[start Recorded information]

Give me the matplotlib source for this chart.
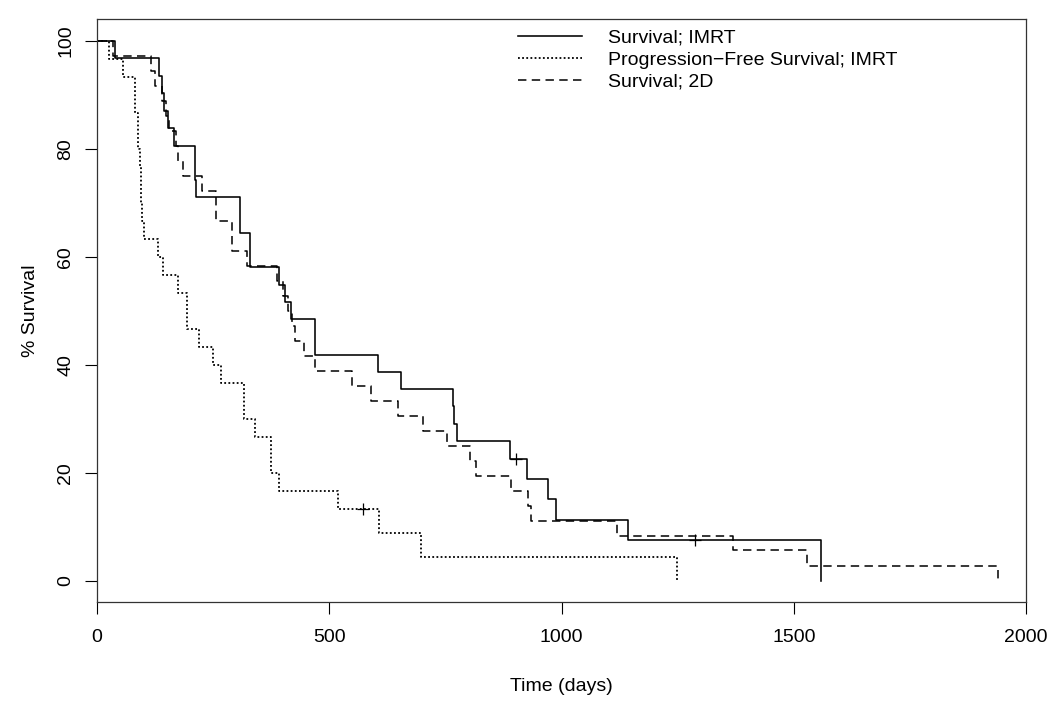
import matplotlib
matplotlib.use("Agg")
import matplotlib.pyplot as plt

plt.rcParams['font.family'] = ['Liberation Sans', 'DejaVu Sans']

# Kaplan-Meier step data (days, % surviving)
os_imrt_days = [0, 39, 133, 140, 145, 152, 165, 210, 212, 214, 307, 329, 392, 405,
                418, 469, 606, 654, 766, 769, 775, 890, 925, 970, 988, 1144, 1558]
os_imrt_pct = [100, 96.8, 93.5, 90.3, 87.1, 83.9, 80.6, 77.4, 74.2, 71.0, 64.5, 58.1,
               54.8, 51.6, 48.4, 41.9, 38.7, 35.5, 32.3, 29.0, 25.8, 22.6, 18.8, 15.1,
               11.3, 7.5, 0]
os_imrt_cens_days = [903, 1287]
os_imrt_cens_pct = [22.6, 7.5]

pfs_imrt_days = [0, 26, 55, 82, 89, 92, 94, 97, 101, 132, 143, 175, 193, 220, 250,
                 266, 317, 340, 374, 392, 518, 607, 697, 1248]
pfs_imrt_pct = [100, 96.7, 93.3, 86.7, 80.0, 76.7, 70.0, 66.7, 63.3, 60.0, 56.7, 53.3,
                46.7, 43.3, 40.0, 36.7, 30.0, 26.7, 20.0, 16.7, 13.3, 8.9, 4.4, 0]
pfs_imrt_cens_days = [573]
pfs_imrt_cens_pct = [13.3]

os_2d_days = [0, 35, 116, 125, 140, 148, 155, 171, 175, 186, 227, 256, 290, 324, 388,
              400, 412, 420, 426, 446, 470, 548, 590, 648, 701, 753, 803, 815, 891,
              927, 934, 1119, 1370, 1528, 1940]
os_2d_pct = [100, 97.2, 94.4, 91.7, 88.9, 86.1, 83.3, 80.6, 77.8, 75.0, 72.2, 66.7,
             61.1, 58.3, 55.6, 52.8, 50.0, 47.2, 44.4, 41.7, 38.9, 36.1, 33.3, 30.6,
             27.8, 25.0, 22.2, 19.4, 16.7, 13.9, 11.1, 8.3, 5.6, 2.8, 0]

labels = ["Survival; IMRT", "Progression\u2212Free Survival; IMRT", "Survival; 2D"]

fig = plt.figure(figsize=(10.5, 7.05), dpi=100)
ax = fig.add_axes([97 / 1050, 1 - 602.3 / 705, (1026 - 97) / 1050, 583 / 705])

ax.step(os_imrt_days, os_imrt_pct, where='post', color='black', lw=1.15,
        label=labels[0])
ax.step(pfs_imrt_days, pfs_imrt_pct, where='post', color='black', lw=1.3,
        linestyle=(0, (1, 1.3)), label=labels[1])
ax.step(os_2d_days, os_2d_pct, where='post', color='black', lw=1.1,
        linestyle=(0, (5.5, 3.5)), label=labels[2])

# censoring ticks
ax.plot(os_imrt_cens_days, os_imrt_cens_pct, '+', color='black', ms=9, mew=0.9)
ax.plot(pfs_imrt_cens_days, pfs_imrt_cens_pct, '+', color='black', ms=9, mew=0.9)

ax.set_xlim(0, 2000)
ax.set_ylim(-4, 104)
ax.set_xticks([0, 500, 1000, 1500, 2000])
ax.set_yticks([0, 20, 40, 60, 80, 100])
ax.tick_params(direction='out', length=8.3, width=0.8, labelsize=14)
ax.tick_params(axis='x', pad=10.8)
ax.tick_params(axis='y', pad=8)
for lab in ax.get_yticklabels():
    lab.set_rotation(90)
    lab.set_verticalalignment('center')
for sp in ax.spines.values():
    sp.set_linewidth(0.9)
    sp.set_color('#333333')

ax.set_xlabel("Time (days)", fontsize=14, labelpad=23.5)
ax.set_ylabel("% Survival", fontsize=14, labelpad=13)

ax.legend(loc='upper left', bbox_to_anchor=(0.453, 0.983), frameon=False,
          fontsize=14, handlelength=3.3, handletextpad=1.35, labelspacing=0.22,
          borderaxespad=0, borderpad=0)

fig.savefig("out.png", dpi=100)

[end Recorded information]

- **Problem to solve**:
Emit the lines of the material exactly, from its first line to the line containing "os_imrt_cens_pct = [22.6, 7.5]", inclusive; leave every picture out.

- **Task response**:
Give me the matplotlib source for this chart.
import matplotlib
matplotlib.use("Agg")
import matplotlib.pyplot as plt

plt.rcParams['font.family'] = ['Liberation Sans', 'DejaVu Sans']

# Kaplan-Meier step data (days, % surviving)
os_imrt_days = [0, 39, 133, 140, 145, 152, 165, 210, 212, 214, 307, 329, 392, 405,
                418, 469, 606, 654, 766, 769, 775, 890, 925, 970, 988, 1144, 1558]
os_imrt_pct = [100, 96.8, 93.5, 90.3, 87.1, 83.9, 80.6, 77.4, 74.2, 71.0, 64.5, 58.1,
               54.8, 51.6, 48.4, 41.9, 38.7, 35.5, 32.3, 29.0, 25.8, 22.6, 18.8, 15.1,
               11.3, 7.5, 0]
os_imrt_cens_days = [903, 1287]
os_imrt_cens_pct = [22.6, 7.5]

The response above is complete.